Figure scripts
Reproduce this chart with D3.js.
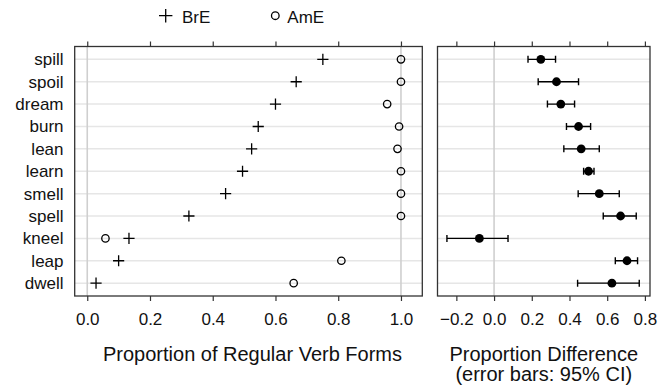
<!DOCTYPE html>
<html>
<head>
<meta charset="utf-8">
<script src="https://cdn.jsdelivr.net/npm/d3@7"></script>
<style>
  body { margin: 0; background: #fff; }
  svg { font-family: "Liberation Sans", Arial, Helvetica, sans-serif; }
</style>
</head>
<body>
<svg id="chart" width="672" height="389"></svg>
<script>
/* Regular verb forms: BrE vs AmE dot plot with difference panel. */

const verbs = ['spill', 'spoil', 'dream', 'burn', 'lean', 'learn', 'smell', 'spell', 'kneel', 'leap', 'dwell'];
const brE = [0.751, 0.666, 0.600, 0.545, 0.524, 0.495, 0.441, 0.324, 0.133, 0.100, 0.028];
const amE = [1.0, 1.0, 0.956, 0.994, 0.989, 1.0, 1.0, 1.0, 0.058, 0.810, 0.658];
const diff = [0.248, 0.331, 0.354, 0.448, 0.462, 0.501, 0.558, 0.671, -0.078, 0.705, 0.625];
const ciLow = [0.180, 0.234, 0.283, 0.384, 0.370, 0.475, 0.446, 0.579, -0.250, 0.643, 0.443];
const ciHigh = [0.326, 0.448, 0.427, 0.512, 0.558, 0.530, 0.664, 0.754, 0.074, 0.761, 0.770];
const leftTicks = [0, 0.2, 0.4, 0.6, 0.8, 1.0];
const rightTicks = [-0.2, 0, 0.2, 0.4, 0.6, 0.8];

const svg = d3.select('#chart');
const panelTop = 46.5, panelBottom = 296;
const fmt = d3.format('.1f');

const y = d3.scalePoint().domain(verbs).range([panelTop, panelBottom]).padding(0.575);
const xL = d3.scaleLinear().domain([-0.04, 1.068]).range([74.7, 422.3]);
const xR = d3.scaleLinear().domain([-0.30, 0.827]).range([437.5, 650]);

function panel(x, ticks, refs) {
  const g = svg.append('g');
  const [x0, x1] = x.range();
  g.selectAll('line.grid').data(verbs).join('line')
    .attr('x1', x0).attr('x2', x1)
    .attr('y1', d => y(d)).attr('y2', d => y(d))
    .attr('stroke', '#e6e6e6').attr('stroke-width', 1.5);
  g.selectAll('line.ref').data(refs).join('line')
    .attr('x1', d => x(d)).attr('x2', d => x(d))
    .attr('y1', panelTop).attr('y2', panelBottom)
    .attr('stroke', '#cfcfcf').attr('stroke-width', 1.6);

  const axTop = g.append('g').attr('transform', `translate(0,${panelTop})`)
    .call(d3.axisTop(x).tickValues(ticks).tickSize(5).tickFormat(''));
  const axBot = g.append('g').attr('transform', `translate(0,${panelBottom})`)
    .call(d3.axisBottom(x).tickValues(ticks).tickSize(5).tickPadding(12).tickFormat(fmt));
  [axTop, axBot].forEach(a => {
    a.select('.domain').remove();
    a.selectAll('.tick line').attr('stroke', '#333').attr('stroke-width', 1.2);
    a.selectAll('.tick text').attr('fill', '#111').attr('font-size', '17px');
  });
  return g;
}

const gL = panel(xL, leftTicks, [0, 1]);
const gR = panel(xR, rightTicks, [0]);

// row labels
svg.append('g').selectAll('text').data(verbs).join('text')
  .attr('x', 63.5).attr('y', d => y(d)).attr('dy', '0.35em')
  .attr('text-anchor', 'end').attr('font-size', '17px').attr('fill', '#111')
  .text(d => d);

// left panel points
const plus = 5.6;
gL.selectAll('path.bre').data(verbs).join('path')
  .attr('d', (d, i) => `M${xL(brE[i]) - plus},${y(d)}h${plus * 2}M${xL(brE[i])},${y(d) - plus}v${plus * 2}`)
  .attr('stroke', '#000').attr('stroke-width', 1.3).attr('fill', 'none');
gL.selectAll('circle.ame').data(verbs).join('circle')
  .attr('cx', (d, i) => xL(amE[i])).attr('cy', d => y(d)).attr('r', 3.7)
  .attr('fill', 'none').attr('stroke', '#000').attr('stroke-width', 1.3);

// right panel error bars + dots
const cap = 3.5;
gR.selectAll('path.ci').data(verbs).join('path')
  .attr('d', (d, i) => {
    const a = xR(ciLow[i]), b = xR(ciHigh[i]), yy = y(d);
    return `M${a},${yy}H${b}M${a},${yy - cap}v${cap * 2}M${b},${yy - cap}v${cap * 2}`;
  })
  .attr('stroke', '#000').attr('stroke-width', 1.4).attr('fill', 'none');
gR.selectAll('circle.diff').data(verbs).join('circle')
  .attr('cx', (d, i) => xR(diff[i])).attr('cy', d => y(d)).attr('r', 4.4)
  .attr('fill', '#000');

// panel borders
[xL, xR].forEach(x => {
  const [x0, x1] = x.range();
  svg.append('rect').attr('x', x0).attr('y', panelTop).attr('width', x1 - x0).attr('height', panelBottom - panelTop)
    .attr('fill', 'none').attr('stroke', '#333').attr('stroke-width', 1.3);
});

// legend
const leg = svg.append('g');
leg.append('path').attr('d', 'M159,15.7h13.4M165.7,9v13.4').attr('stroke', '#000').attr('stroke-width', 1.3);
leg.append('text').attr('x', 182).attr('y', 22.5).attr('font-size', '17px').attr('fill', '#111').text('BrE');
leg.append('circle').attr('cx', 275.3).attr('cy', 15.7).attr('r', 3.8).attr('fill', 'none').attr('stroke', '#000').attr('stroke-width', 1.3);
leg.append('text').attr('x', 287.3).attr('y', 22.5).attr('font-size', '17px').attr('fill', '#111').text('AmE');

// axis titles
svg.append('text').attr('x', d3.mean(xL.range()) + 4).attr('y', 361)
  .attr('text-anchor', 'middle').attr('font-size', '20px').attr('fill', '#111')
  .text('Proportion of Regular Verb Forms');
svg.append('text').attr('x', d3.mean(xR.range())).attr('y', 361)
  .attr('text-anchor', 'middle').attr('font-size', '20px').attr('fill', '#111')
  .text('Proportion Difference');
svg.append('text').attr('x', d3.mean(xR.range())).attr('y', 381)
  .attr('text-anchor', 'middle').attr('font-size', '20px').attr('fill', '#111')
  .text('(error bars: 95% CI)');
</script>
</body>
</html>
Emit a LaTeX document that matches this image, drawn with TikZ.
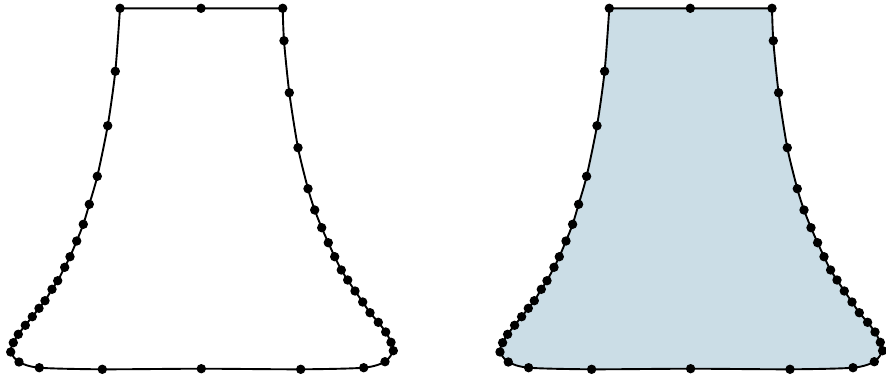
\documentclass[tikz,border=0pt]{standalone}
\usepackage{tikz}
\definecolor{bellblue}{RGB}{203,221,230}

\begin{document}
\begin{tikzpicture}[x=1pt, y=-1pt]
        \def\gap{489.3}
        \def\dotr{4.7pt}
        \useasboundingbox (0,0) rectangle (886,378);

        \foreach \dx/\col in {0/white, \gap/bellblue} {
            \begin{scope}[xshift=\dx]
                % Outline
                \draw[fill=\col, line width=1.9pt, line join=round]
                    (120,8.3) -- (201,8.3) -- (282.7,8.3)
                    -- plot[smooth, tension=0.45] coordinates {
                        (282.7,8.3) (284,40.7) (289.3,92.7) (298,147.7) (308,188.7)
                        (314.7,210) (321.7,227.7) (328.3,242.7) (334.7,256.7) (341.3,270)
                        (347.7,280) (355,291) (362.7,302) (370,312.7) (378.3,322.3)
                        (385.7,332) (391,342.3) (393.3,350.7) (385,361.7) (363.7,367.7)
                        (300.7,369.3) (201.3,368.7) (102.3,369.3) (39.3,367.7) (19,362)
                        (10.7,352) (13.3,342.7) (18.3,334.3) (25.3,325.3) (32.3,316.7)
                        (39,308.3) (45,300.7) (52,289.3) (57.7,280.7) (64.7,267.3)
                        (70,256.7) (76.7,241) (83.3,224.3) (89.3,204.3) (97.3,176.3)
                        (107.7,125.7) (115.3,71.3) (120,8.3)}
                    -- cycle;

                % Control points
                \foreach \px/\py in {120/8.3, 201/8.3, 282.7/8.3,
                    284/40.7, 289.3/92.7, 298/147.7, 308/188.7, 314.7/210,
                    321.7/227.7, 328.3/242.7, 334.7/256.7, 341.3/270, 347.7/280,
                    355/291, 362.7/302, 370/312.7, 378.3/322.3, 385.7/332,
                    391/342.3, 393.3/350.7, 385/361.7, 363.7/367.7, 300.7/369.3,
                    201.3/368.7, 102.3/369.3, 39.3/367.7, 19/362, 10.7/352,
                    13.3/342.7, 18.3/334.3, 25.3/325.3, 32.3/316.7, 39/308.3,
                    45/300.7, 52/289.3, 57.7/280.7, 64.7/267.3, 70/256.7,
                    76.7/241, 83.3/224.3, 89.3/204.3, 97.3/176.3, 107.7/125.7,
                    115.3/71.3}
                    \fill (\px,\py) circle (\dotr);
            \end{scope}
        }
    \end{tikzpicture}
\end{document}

● **Goal of the exercise**: Without the pictures, please reproduce each line of the listing above exactly, from the first one through the line bearing "difference panel. */".

● **Answer to this problem**:
Reproduce this chart with D3.js.
<!DOCTYPE html>
<html>
<head>
<meta charset="utf-8">
<script src="https://cdn.jsdelivr.net/npm/d3@7"></script>
<style>
  body { margin: 0; background: #fff; }
  svg { font-family: "Liberation Sans", Arial, Helvetica, sans-serif; }
</style>
</head>
<body>
<svg id="chart" width="672" height="389"></svg>
<script>
/* Regular verb forms: BrE vs AmE dot plot with difference panel. */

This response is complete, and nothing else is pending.